Newsweek: Freshman Democrats Aren't All Outspoken Progressives - Moderate Veterans Unite to Bolster Re-Election Hopes

Unapologetically moderate, they consider themselves pragmatic and are proud to be labeled  “boring.” And it’s why they say it’s so vital that their 2020 re-election campaigns succeed.

Five freshman female Democrats—Chrissy Houlahan of Pennsylvania, Abigail Spanberger and Elaine Luria of Virginia, Mikie Sherrill of New Jersey and Elissa Slotkin of Michigan—have teamed up to help make sure their center-left voices don’t vanish from a Congress that has become more polarized in each of the past few elections.

“Our main goal is first and foremost to work together, to elevate the idea or power or just the fact that you can work as a team in this environment,” Luria said. “We’re not here to recruit new people. We’re a group working together to support each other’s campaigns.”

The small group of lawmakers has formed a joint fundraising committee—Service First Women’s Victory Fund—a practice used in Washington to pool and grow candidates’ resources for the campaign trail while sharing the costs. It’s a cohesiveness that will not only aide in re-election bids, they argue, but will also be used as a motivator for future women candidates with parallel backgrounds to run for office and to establish similar coalitions.

“It’s to keep our seats and work together,” Luria said. “Every man for himself, but every woman together.”  

The committee raised $56,000 in the first three months of this year, according to the Federal Election Commission.

A Shared Background

But these lawmakers share more than just their political ideologies and freshman status in one of the most diverse Congresses in history: They all come from military or intelligence backgrounds, an attribute that was partly responsible for their getting recruited to run for political office in the first place.

Houlahan served in the Air Force, Luria and Sherrell both graduated from the Naval Academy, with Luria going on to serve for two decades as an officer and Sherrell spending nearly a decade flying helicopters for the Navy. Spanberger and Slotkin did not serve in the armed forces but had careers at the CIA before getting into politics.
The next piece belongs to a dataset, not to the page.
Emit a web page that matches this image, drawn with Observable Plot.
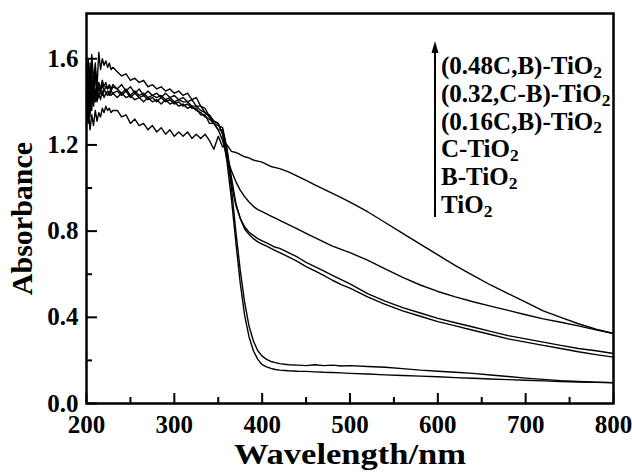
<!DOCTYPE html>
<html><head><meta charset="utf-8">
<script src="https://cdn.jsdelivr.net/npm/d3@7"></script>
<script src="https://cdn.jsdelivr.net/npm/@observablehq/plot@0.6"></script>
<style>
html,body{margin:0;padding:0;background:#fff;}
#wrap{position:relative;width:632px;height:472px;font-family:"Liberation Serif","Times New Roman",serif;font-weight:bold;color:#000;}
#legend{position:absolute;left:441px;top:52px;font-size:25px;line-height:27.8px;white-space:nowrap;}
#legend div{height:27.8px;}
#legend sub{font-size:0.7em;position:relative;top:0.22em;vertical-align:baseline;line-height:0;}
#arrow{position:absolute;left:0;top:0;pointer-events:none;}
</style></head><body><div id="wrap"></div>
<script>
// ---- data ----
const seriesNames = ["(0.48C,B)-TiO2", "(0.32,C-B)-TiO2", "(0.16C,B)-TiO2", "C-TiO2", "B-TiO2", "TiO2"];
const wavelength = [200,202,204,206,208,210,212,214,216,218,220,222,224,226,228,230,
235,240,245,250,255,260,265,270,275,280,285,290,295,300,305,310,315,320,325,330,335,340,345,350,
355,360,365,370,375,380,385,390,395,400,405,410,415,420,
430,440,450,460,470,480,490,500,
520,540,560,580,600,620,640,660,680,700,720,740,760,780,800];
const abs048CB = [1.30,1.38,1.27,1.34,1.29,1.36,1.31,1.35,1.33,1.37,1.35,1.38,1.36,1.37,1.35,1.36,
1.36,1.33,1.34,1.30,1.32,1.29,1.30,1.27,1.29,1.26,1.28,1.25,1.27,1.24,1.26,1.24,1.26,1.23,1.25,1.23,1.25,1.22,1.18,1.24,
1.19,1.20,1.17,1.165,1.155,1.145,1.14,1.13,1.125,1.12,1.11,1.10,1.095,1.09,
1.075,1.055,1.035,1.015,0.995,0.975,0.955,0.935,
0.89,0.84,0.79,0.74,0.69,0.64,0.595,0.55,0.51,0.47,0.43,0.40,0.37,0.345,0.325];
const abs032CB = [1.45,1.60,1.40,1.62,1.50,1.58,1.47,1.63,1.55,1.60,1.57,1.59,1.56,1.58,1.55,1.56,
1.54,1.52,1.53,1.50,1.51,1.49,1.50,1.47,1.48,1.46,1.47,1.45,1.46,1.44,1.45,1.43,1.44,1.41,1.42,1.38,1.37,1.33,1.30,1.27,
1.22,1.14,1.08,1.03,0.99,0.96,0.935,0.915,0.90,0.89,0.88,0.87,0.86,0.85,
0.83,0.81,0.79,0.77,0.75,0.73,0.715,0.70,
0.665,0.625,0.585,0.55,0.52,0.495,0.472,0.452,0.432,0.412,0.393,0.377,0.36,0.342,0.325];
const abs016CB = [1.38,1.52,1.35,1.50,1.42,1.55,1.44,1.49,1.46,1.50,1.47,1.49,1.46,1.48,1.46,1.48,
1.46,1.48,1.45,1.47,1.44,1.46,1.43,1.45,1.43,1.44,1.42,1.44,1.42,1.43,1.41,1.42,1.40,1.41,1.38,1.38,1.35,1.34,1.31,1.30,
1.25,1.15,1.02,0.92,0.86,0.82,0.795,0.78,0.765,0.755,0.745,0.735,0.725,0.72,
0.70,0.68,0.655,0.635,0.615,0.595,0.575,0.555,
0.51,0.475,0.445,0.42,0.395,0.375,0.355,0.335,0.315,0.30,0.285,0.27,0.255,0.245,0.232];
const absC = [1.42,1.30,1.48,1.36,1.52,1.40,1.47,1.42,1.45,1.43,1.46,1.44,1.45,1.43,1.45,1.44,
1.45,1.43,1.45,1.42,1.44,1.42,1.43,1.41,1.42,1.40,1.42,1.40,1.41,1.39,1.40,1.38,1.39,1.37,1.37,1.34,1.34,1.30,1.30,1.27,
1.27,1.18,1.05,0.93,0.86,0.81,0.785,0.765,0.75,0.74,0.73,0.72,0.71,0.70,
0.68,0.66,0.635,0.615,0.595,0.572,0.552,0.535,
0.495,0.46,0.43,0.405,0.38,0.36,0.34,0.32,0.30,0.285,0.27,0.255,0.24,0.227,0.215];
const absB = [1.35,1.48,1.33,1.55,1.38,1.46,1.40,1.44,1.41,1.45,1.42,1.44,1.43,1.45,1.43,1.44,
1.42,1.44,1.42,1.43,1.41,1.42,1.40,1.42,1.40,1.41,1.39,1.41,1.39,1.40,1.38,1.39,1.37,1.38,1.36,1.35,1.33,1.32,1.30,1.29,
1.28,1.18,1.00,0.80,0.62,0.47,0.36,0.29,0.245,0.22,0.205,0.195,0.19,0.185,
0.18,0.178,0.176,0.18,0.176,0.178,0.174,0.176,
0.172,0.168,0.162,0.155,0.15,0.145,0.14,0.132,0.125,0.118,0.112,0.106,0.102,0.099,0.097];
const absTiO2 = [1.45,1.36,1.58,1.40,1.46,1.52,1.42,1.47,1.44,1.48,1.45,1.47,1.46,1.47,1.45,1.47,
1.46,1.44,1.46,1.43,1.45,1.43,1.44,1.42,1.43,1.42,1.43,1.41,1.42,1.40,1.41,1.40,1.40,1.38,1.38,1.36,1.35,1.33,1.31,1.30,
1.25,1.12,0.95,0.75,0.56,0.41,0.31,0.245,0.205,0.18,0.17,0.163,0.158,0.155,
0.152,0.15,0.149,0.147,0.145,0.144,0.142,0.14,
0.137,0.133,0.13,0.127,0.124,0.12,0.117,0.114,0.111,0.108,0.105,0.102,0.1,0.098,0.096];
const seriesValues = [abs048CB, abs032CB, abs016CB, absC, absB, absTiO2];
const xMajor = [200,300,400,500,600,700,800];
const xMinor = [250,350,450,550,650,750];
const yMajor = [0.0,0.4,0.8,1.2,1.6];
const yMinor = [0.2,0.6,1.0,1.4];
const xTitle = "Wavelength/nm";
const yTitle = "Absorbance";

// ---- chart ----
const W = 632, H = 472, mL = 86, mR = 19, mT = 13, mB = 69;
const xDom = [200, 800], yDom = [0, 1.81];
const rows = [];
seriesNames.forEach((name, k) => wavelength.forEach((w, i) => rows.push({w, a: seriesValues[k][i], name})));
const font = '"Liberation Serif","Times New Roman",serif';
const blank = () => "";

const chart = Plot.plot({
  width: W, height: H, marginLeft: mL, marginRight: mR, marginTop: mT, marginBottom: mB,
  x: {domain: xDom, label: null},
  y: {domain: yDom, label: null},
  style: {fontFamily: font, fontWeight: "bold", fontSize: "25px", color: "#000", background: "#fff", overflow: "visible"},
  marks: [
    Plot.line(rows, {x: "w", y: "a", z: "name", stroke: "#000", strokeWidth: 1.4}),
    // inward ticks: axis ticks shifted inside the frame
    Plot.axisX(xMajor, {anchor: "bottom", tickSize: 10, dy: -10, tickFormat: blank, strokeWidth: 2, label: null}),
    Plot.axisX(xMinor, {anchor: "bottom", tickSize: 6, dy: -6, tickFormat: blank, strokeWidth: 2, label: null}),
    Plot.axisY(yMajor, {anchor: "left", tickSize: 11, dx: 11, tickFormat: blank, strokeWidth: 2, label: null}),
    Plot.axisY(yMinor, {anchor: "left", tickSize: 6, dx: 6, tickFormat: blank, strokeWidth: 2, label: null}),
    // tick labels
    Plot.axisX(xMajor, {anchor: "bottom", tickSize: 0, tickPadding: 12, tickFormat: d => String(d), fontSize: 25, fontWeight: "bold", label: null}),
    Plot.axisY(yMajor, {anchor: "left", tickSize: 0, tickPadding: 8, tickFormat: d3.format(".1f"), fontSize: 25, fontWeight: "bold", label: null}),
    Plot.frame({stroke: "#000", strokeWidth: 2.5}),
    Plot.text([xTitle], {frameAnchor: "bottom", text: d => d, dy: 51, lineAnchor: "middle", textAnchor: "middle", fontSize: 30, fontWeight: "bold"}),
    Plot.text([yTitle], {frameAnchor: "left", text: d => d, dx: -64, dy: 10, rotate: -90, lineAnchor: "middle", textAnchor: "middle", fontSize: 30, fontWeight: "bold"})
  ]
});
const wrap = document.getElementById("wrap");
wrap.appendChild(chart);
// widen the x title to the reference's span
chart.querySelectorAll("text").forEach(t => {
  if (t.textContent === xTitle) { t.setAttribute("textLength", 232); t.setAttribute("lengthAdjust", "spacingAndGlyphs"); }
});

// legend (annotation inside the plot area)
const legend = document.createElement("div");
legend.id = "legend";
seriesNames.forEach(name => {
  const line = document.createElement("div");
  const m = name.match(/^(.*)(2)$/);
  line.innerHTML = m ? `${m[1]}<sub>${m[2]}</sub>` : name;
  legend.appendChild(line);
});
wrap.appendChild(legend);
const ns = "http://www.w3.org/2000/svg";
const arr = document.createElementNS(ns, "svg");
arr.setAttribute("id", "arrow");
arr.setAttribute("width", W); arr.setAttribute("height", H);
arr.innerHTML = '<line x1="435" y1="50" x2="435" y2="217" stroke="#000" stroke-width="2"/><polygon points="435,41 431.5,53 438.5,53" fill="#000"/>';
wrap.appendChild(arr);
</script></body></html>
“I always think that veterans and people who’ve worked in government and service are really, in some ways, uniquely able to deal with Congress,” Sherrill said. “Because we are all so incredibly proactive, we love our country, but we’ve all worked in government. It’s not this huge roadblock when we come up against the bureaucracy.”

This group of moderate women helped Democrats take back the House, not just winning their elections but flipping their five districts from Republican to Democrat.

“These are the leaders who will transform and save our democracy,” said Emily Cherniack, the founder and executive director of the nonpartisan organization New Politics, which has partnered with the Democratic lawmakers to help raise money. Its mission is to recruit and support candidates who once served in the military and intelligence communities, as well as from national service programs like Americorps and the Peace Corps. 

Once strangers who never imagined a life in politics, the freshman United States representatives were now side-by-side describing their ideas and motivations for helping one another win re-election, genuine friends who joked around and knew each other well enough to finish one another’s sentences.

They sat at a large table across from a handful of national media outlets, including Newsweek, as they unveiled their partnership in a seventh-floor conference room of New Politics’ office building in southeast Washington, with floor-to-ceiling windows that offered a bird’s eye–like view of the Washington Monument and the Capitol building.

“The fact that we can do this together is icing on the cake,” Slotkin said. “You get to work with people you respect, but also people you have a really fun time with.”